The Court refused to extend the common law principle that an offender’s sentence can be reduced, to reflect assistance given to the authorities, to include assistance provided after sentence.
The appellant had been convicted of murder and a number of other serious offences. He was sentenced to life imprisonment for the murder, with a significant minimum term, as well as determinate sentences for other offences.
When sections 73 to 75 of the Serious Organised Crime and Police Act 2005 (‘the 2005 Act') came into force, it established a statutory scheme under which a defendant who pleaded guilty could enter into a written agreement with a specified prosecutor that he had assisted law enforcement authorities. The agreement could be taken into account and the sentence could be reduced.
In R v P and Derek Blackburn  EWCA Crim 2290, it was held that the statutory scheme did not remove the similar pre-existing common law power confirmed in the judgment of Lord Bingham of Cornhill, CJ in R v A and B  1 Cr App R(S) 52.
However, the statutory scheme did not apply to the appellant because he was convicted of an offence that carried a sentence that was fixed by law, and had not pleaded guilty, and because the appellant provided assistance after being sentenced. For these reasons the Court was required to consider the common law position.
The appellant argued that in all of the current circumstances the common law principle should be extended to cover the appellant's situation. The remarks of Lord Judge, CJ in the case of R v P and Derek Blackburn were cited where it was held that the rule existed because pragmatically it was needed to find an effective means to prosecute and convict major criminals. The appellant maintained that the principle of reducing sentences was not founded on the need for the defendant to show remorse; it operated in order to encourage a person to help and support the authorities. On that basis, the common law principle should apply at any time assistance was offered, regardless of whether it was before or after sentence.
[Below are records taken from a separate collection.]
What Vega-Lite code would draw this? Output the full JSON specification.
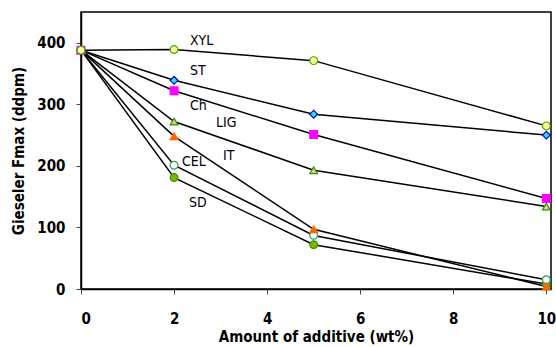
{
  "$schema": "https://vega.github.io/schema/vega-lite/v6.json",
  "width": 470,
  "height": 277,
  "autosize": {"type": "none"},
  "padding": {"left": 81, "top": 12, "right": 5, "bottom": 58},
  "background": "white",
  "config": {
    "view": {"stroke": "black", "strokeWidth": 1.5},
    "font": "'DejaVu Sans Condensed', 'Liberation Sans', sans-serif"
  },
  "datasets": {
    "pts": [
      {"s": "SD", "x": 0, "y": 388}, {"s": "SD", "x": 2, "y": 181}, {"s": "SD", "x": 5, "y": 72}, {"s": "SD", "x": 10, "y": 8},
      {"s": "CEL", "x": 0, "y": 388}, {"s": "CEL", "x": 2, "y": 201}, {"s": "CEL", "x": 5, "y": 87}, {"s": "CEL", "x": 10, "y": 15},
      {"s": "IT", "x": 0, "y": 388}, {"s": "IT", "x": 2, "y": 248}, {"s": "IT", "x": 5, "y": 97}, {"s": "IT", "x": 10, "y": 4},
      {"s": "LIG", "x": 0, "y": 388}, {"s": "LIG", "x": 2, "y": 272}, {"s": "LIG", "x": 5, "y": 193}, {"s": "LIG", "x": 10, "y": 134},
      {"s": "Ch", "x": 0, "y": 388}, {"s": "Ch", "x": 2, "y": 322}, {"s": "Ch", "x": 5, "y": 251}, {"s": "Ch", "x": 10, "y": 147},
      {"s": "ST", "x": 0, "y": 388}, {"s": "ST", "x": 2, "y": 339}, {"s": "ST", "x": 5, "y": 284}, {"s": "ST", "x": 10, "y": 250},
      {"s": "XYL", "x": 0, "y": 388}, {"s": "XYL", "x": 2, "y": 389}, {"s": "XYL", "x": 5, "y": 371}, {"s": "XYL", "x": 10, "y": 265}
    ],
    "labels": [
      {"t": "XYL", "x": 2.34, "y": 403},
      {"t": "ST", "x": 2.34, "y": 354},
      {"t": "Ch", "x": 2.34, "y": 297},
      {"t": "LIG", "x": 2.9, "y": 269},
      {"t": "IT", "x": 3.05, "y": 216},
      {"t": "CEL", "x": 2.17, "y": 207},
      {"t": "SD", "x": 2.32, "y": 139}
    ]
  },
  "layer": [
    {
      "data": {"name": "pts"},
      "mark": {"type": "line", "color": "black", "strokeWidth": 1.5},
      "encoding": {
        "x": {"field": "x", "type": "quantitative", "scale": {"domain": [0, 10.1], "nice": false},
          "axis": {"values": [0, 2, 4, 6, 8, 10], "title": "Amount of additive (wt%)", "grid": false,
            "domainColor": "black", "domainWidth": 1.5, "tickColor": "#444", "tickSize": 5,
            "labelFontSize": 15, "labelFontWeight": "bold", "labelColor": "black", "labelPadding": 17,
            "titleFontSize": 15, "titleFontWeight": "bold", "titleColor": "black", "titlePadding": 3}},
        "y": {"field": "y", "type": "quantitative", "scale": {"domain": [0, 450], "nice": false},
          "axis": {"values": [0, 50, 100, 150, 200, 250, 300, 350, 400], "labelExpr": "datum.value % 100 == 0 ? datum.label : ''",
            "title": "Gieseler Fmax (ddpm)", "grid": false,
            "domainColor": "black", "domainWidth": 1.5, "tickColor": "#444", "tickSize": 5,
            "labelFontSize": 15, "labelFontWeight": "bold", "labelColor": "black", "labelPadding": 11,
            "titleFontSize": 15, "titleFontWeight": "bold", "titleColor": "black", "titlePadding": 10}},
        "detail": {"field": "s"}
      }
    },
    {
      "data": {"name": "pts"},
      "mark": {"type": "point", "filled": true, "size": 60, "strokeWidth": 1.2, "opacity": 1},
      "encoding": {
        "x": {"field": "x", "type": "quantitative"},
        "y": {"field": "y", "type": "quantitative"},
        "shape": {"field": "s", "type": "nominal", "legend": null,
          "scale": {"domain": ["XYL", "ST", "Ch", "LIG", "IT", "CEL", "SD"],
            "range": ["circle", "diamond", "square", "triangle-up", "triangle-up", "circle", "circle"]}},
        "fill": {"field": "s", "type": "nominal", "legend": null,
          "scale": {"domain": ["XYL", "ST", "Ch", "LIG", "IT", "CEL", "SD"],
            "range": ["#ffff99", "#33ddff", "#ff00ff", "#f5c08a", "#ff6600", "#ffffff", "#77bb00"]}},
        "stroke": {"field": "s", "type": "nominal", "legend": null,
          "scale": {"domain": ["XYL", "ST", "Ch", "LIG", "IT", "CEL", "SD"],
            "range": ["#44aa00", "#0000cc", "#ff00ff", "#229900", "#ff6600", "#339966", "#448800"]}}
      }
    },
    {
      "data": {"name": "labels"},
      "mark": {"type": "text", "align": "left", "baseline": "middle", "fontSize": 14, "color": "black"},
      "encoding": {
        "x": {"field": "x", "type": "quantitative"},
        "y": {"field": "y", "type": "quantitative"},
        "text": {"field": "t"}
      }
    }
  ]
}
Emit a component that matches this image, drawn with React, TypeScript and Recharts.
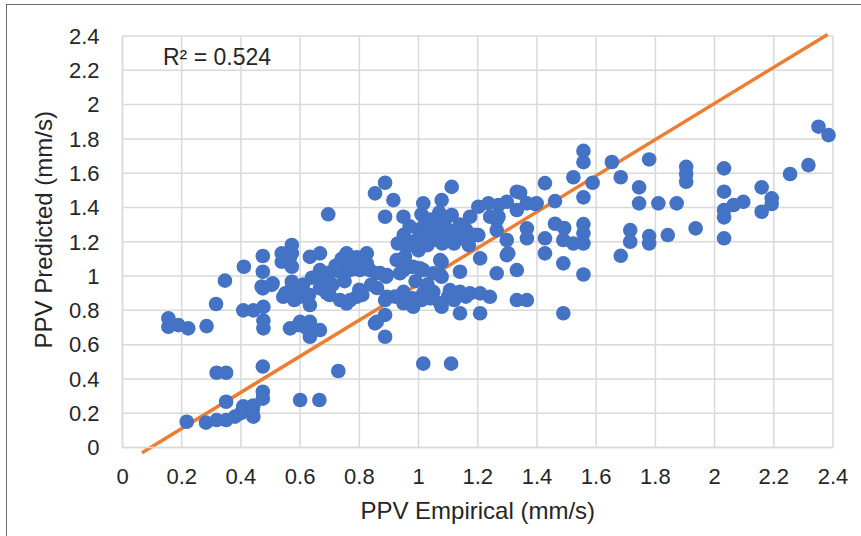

The court, whilst accepting some force in the argument, felt that they would need good reasons to alter the established principles and they did not feel that there were such reasons. In addition the court decided that it was not its function, as a court of review, to reward someone for good behaviour during their sentence. In ordinary cases an appellant might look to the Parole Board, although here that was not possible because the Board had no power to alter the minimum term, but the appellant could look to the Home Secretary to exercise his power under s.30 of the Criminal Justice Act 1997. The court was also concerned not make decisions that might encourage defendants to manufacture assistance after conviction to try and reduce their sentence.